A Review of the Nigerian Energy Industry

Brent creeps up

brent oil price+traders28 April 2014, News Wires – Brent edged up toward $110 per barrel on Monday as tensions rose in Ukraine and Libya delayed the re-opening of a damaged eastern port.

The US and Europe are preparing new sanctions against Russia as tensions escalated in eastern Ukraine.

Pro-Russian rebels paraded European monitors they are holding on Sunday, freeing one but saying they had no plans to release another seven.

June Brent crude was at $109.78 per barrel, up $0.20, by Monday morning after settling down $0.75 on Friday.

US crude for June delivery added $0.32 to $100.92 per barrel, Reuters reported.

On Friday, the contract settled at its lowest level since 7 April, due to pressure from all-time high crude inventories recorded in the week of 18 April.

“If the conflict between the countries escalates, increased fuel demand for military use and heightened risk of disruption will likely continue to strengthen global oil prices,” Barclays analysts said in a note over the weekend.

Russia’s oil pipeline monopoly Transneft said last week it was worried Ukraine may take control of its oil product pipeline to Hungary.

Russia is unlikely to use oil as a political weapon, but investors remained cautious about the risks stemming from the east-west crisis, Newedge Japan commodity sales manager Yusuke Seta told Reuters.

In Libya, the government is assessing damage at the eastern oil port of Zueitina following an eight-month oil blockade.

Zueitina is one of two ports which were due to re-open after the government struck a deal with rebels three weeks ago.

“They are unable to increase exports yet and hence it’s a little bit supportive for Brent,” Seta said.

US crude narrowed the gap with Brent slightly to $8.86 per barrel after it stretched as wide as $9.28 on Friday.

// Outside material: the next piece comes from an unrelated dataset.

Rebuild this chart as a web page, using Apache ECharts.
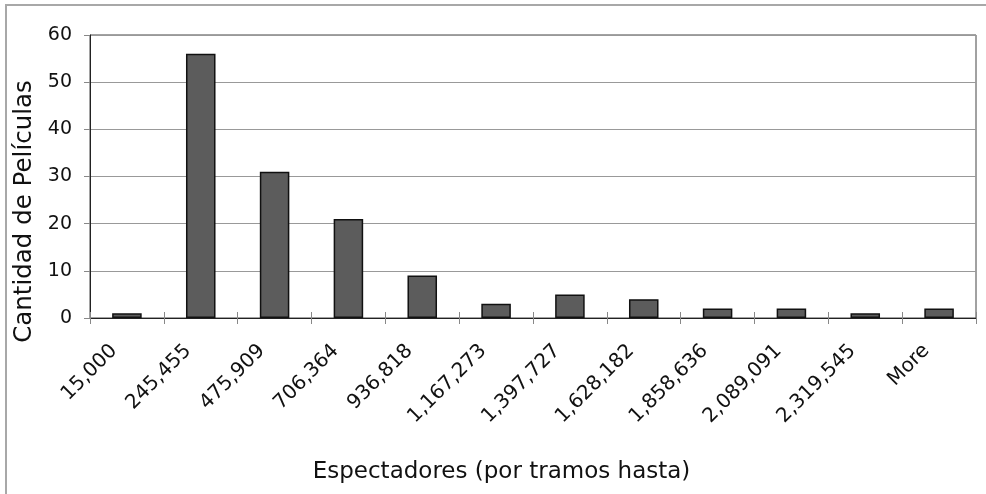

Analysts blamed record crude inventories in the United States for depressing US crude prices despite a rise in refinery utilisation rates.

Crude inventories are unlikely to be drawn down quickly as U.S. gasoline demand remained limited, Seta said said.

“The flow from Cushing to the Gulf coast should stop at some point and that means inventories at Cushing should increase again. This is a bearish factor for West Texas Intermediate,” Seta said.